本の覚書

本と語学のはなし

Die Verwandlung


 今日はドイツ語を再開する。
 これで最近復活させたのが、道元、聖書、ギリシア語、ラテン語、ドイツ語ということになる。道元と聖書は午前中の隙間時間に読む。外国語の原典講読は、英仏とは別にもう一つ独希羅のローテーションを作る。ただし後者に時間はかけない。自己満足の趣味程度で済ませておく。ブログ以外にものを書こうとしなければ、ぎりぎり許容範囲内というところだろう。


 カフカ『変身』の本文と池内紀訳を書き抜いておく。虫になったグレーゴルは、来年妹を音楽学校に入れてやるつもりだった。

 Öfters während der kurzen Aufenthalte Gregors in der Stadt wurde in den Gesprächen mit der Schwester das Konservatorium erwähnt, aber immer nur als schöner Traum, an dessen Verwirklichung nicht zu denken war, und die Eltern hörten nicht einmal diese unschuldigen Erwähnungen gern; aber Gregor dachte sehr bestimmt daran und beabsichtigte, es am Weihnachtsabend feierlich zu erklären.

 わが家にもどってきて、しばらく滞在するあいだ、妹と話すたびに音楽学校のことが話題になった。とても実現しっこない美しい夢としてであって、罪のない話だけにしても両親は聞くのが辛そうだった。しかし、グレーゴルはかたく心を決めていた。クリスマスの日に晴れやかに披露するつもりでいたのである。

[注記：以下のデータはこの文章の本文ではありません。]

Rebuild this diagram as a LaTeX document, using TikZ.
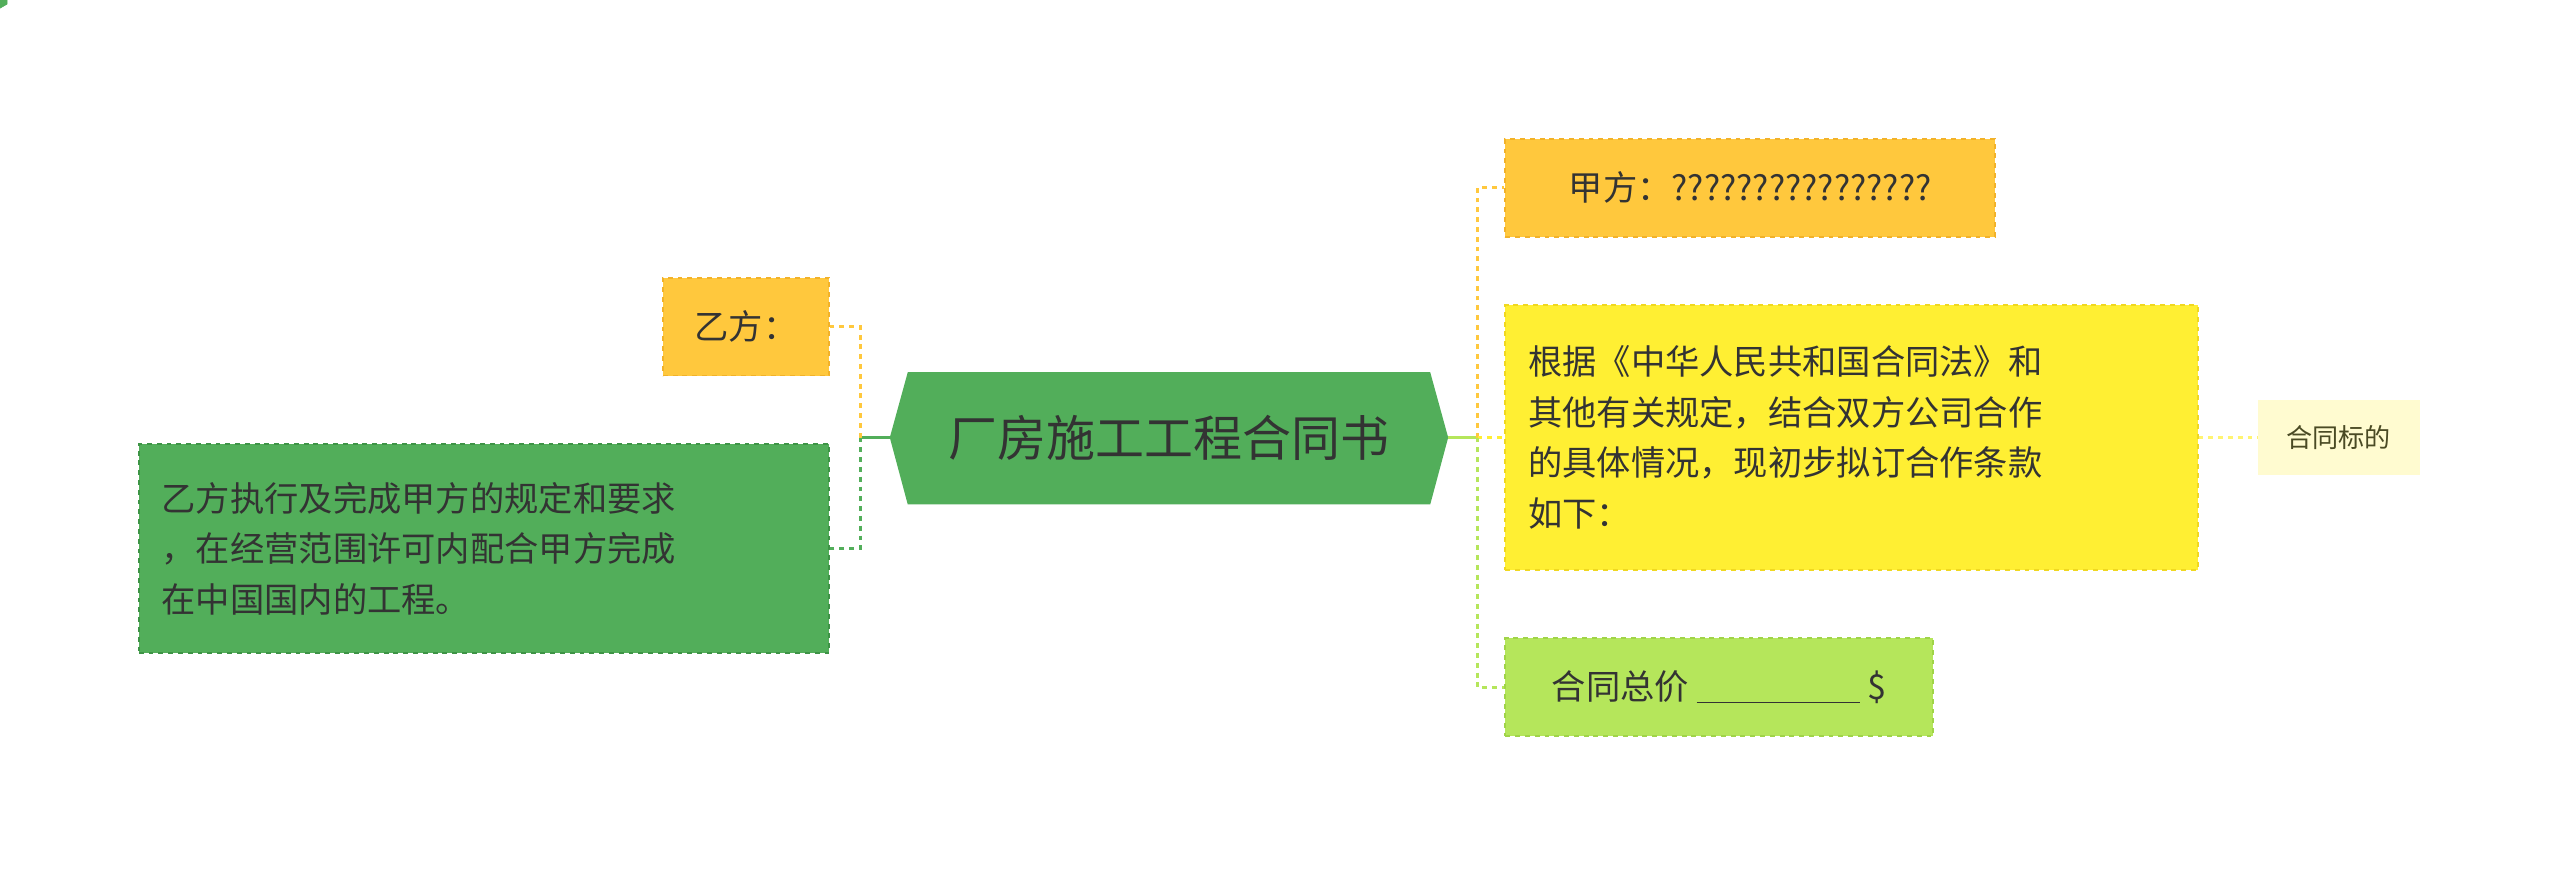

 ここで注目すべき第一の点は、「diese unschuldigen Erwähnungen」が単に「この罪のない話を」とはならずに、付加語として使われている形容詞をいったん名詞から切り離して叙述の形容詞に見立てるという思考を経たのち、再び統合して「罪のない話だけに」と訳出されていること。何気ない付加語にこういうニュアンスを読み取るか否かで、翻訳はがらりと変わる。もちろんそういう読みを強調することが常に訳文を彫琢することになるとは限らないが。
 第二の点は、オリジナルではごく普通の客観的な、あるいは中立的な文章でも、日本語にする場合には小説の視点によって色をつけ得るということ。「辛そうだった」というと推量が働いている感じになる。この小説のカメラはグレーゴルの頭の上に取り付けられているから、そうした方が日本語らしくなるということである。これも訳者によって好みがあるだろうけど。
 全体的に池内は、隙のない訳文を作ろうというよりも、作者が日本語で書くとしたらこうするだろうと想像しながら翻訳しているようである。